The board of county commissioners can now say what they think about another casino near Airway Heights. But it took the threat of a lawsuit to do it.
Until last week, a 2010 contractual agreement with Airway Heights stopped the county from taking an official stance. In exchange, the county would have been paid $120,000 a year from the casino’s operating budget for 10 years.
But the only two commissioners to vote for the agreement — Mark Richard and Bonnie Mager — are no longer on the board.
Al French, elected in late 2010, is still aghast over the contract.
“Why would you ever consider selling your voice?” French says. “I characterize it as hush money.” That money, he says, isn’t even enough to compensate for the loss of county revenue that the building, free from county sales-tax, would bring.
French’s worries are dramatic. He outlines a scenario where a KC-135 from Fairchild Air Force Base, carrying 40,000 gallons of fuel, crashes into the future casino. “There aren’t enough ambulances in Spokane County to handle that kind of disaster,” French says.
And despite promises by Airway Heights and the Spokane Tribe that the building would not encroach upon Fairchild Air Force Base, threatening its future, French can envision the possibility that it could eventually cause the base to shut down, an economic loss four times the size of the Kaiser Aluminum plant’s 2000 shutdown.
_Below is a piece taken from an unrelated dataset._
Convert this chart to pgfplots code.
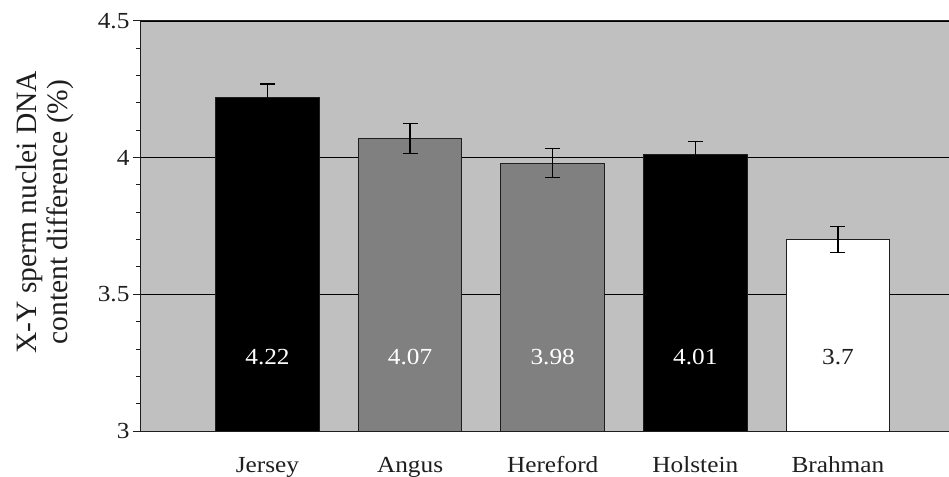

“There are concerns that the county has that have not been addressed by anybody else,” French says. “The absence of our comments is glaring. We’re the largest jurisdiction and we’re silent.”
With this in mind, French had been pressing Airway Heights to relieve the county of the neutrality clause in the contract. When it refused, the county threatened Airway Heights with a lawsuit.
Airway Heights, Mayor Patrick Rushing says, considered a countersuit.
Instead, they came to a compromise: The entire agreement, including revenue sharing, would be terminated. Rushing says the commissioners are taking a gamble. If the casino is built, county residents will lose out.
“The city would have paid the county $2.1 million over the first 10 years of operation,” Rushing writes in a Facebook post headlined COUNTY COMMISSIONERS LOSE MILLIONS IN REVENUE. “The egos of the county commissioners cost the county residents millions.”
In a week where the new animal control facility is being held up as model of regional collaboration, the end of this agreement has given Rushing a bitter taste.
“It’s not helping our relationship any,” Rushing says. “We clearly mutually entered into an agreement that was terminated, and the reason Airway Heights terminated it is that they threatened us with a lawsuit.”
The tribe still has to pass two hurdles: approval from the state governor and the Bureau of Indian Affairs.
Last April, the Spokane Tribe released a short advertisement highlighting Spokane County and the city of Airway Heights’ cooperation on an Environmental Impact Statement on the project.
“What do you call an economic development that cooperates with all its neighbors,” the video said. “We call that the right step, for all of us.”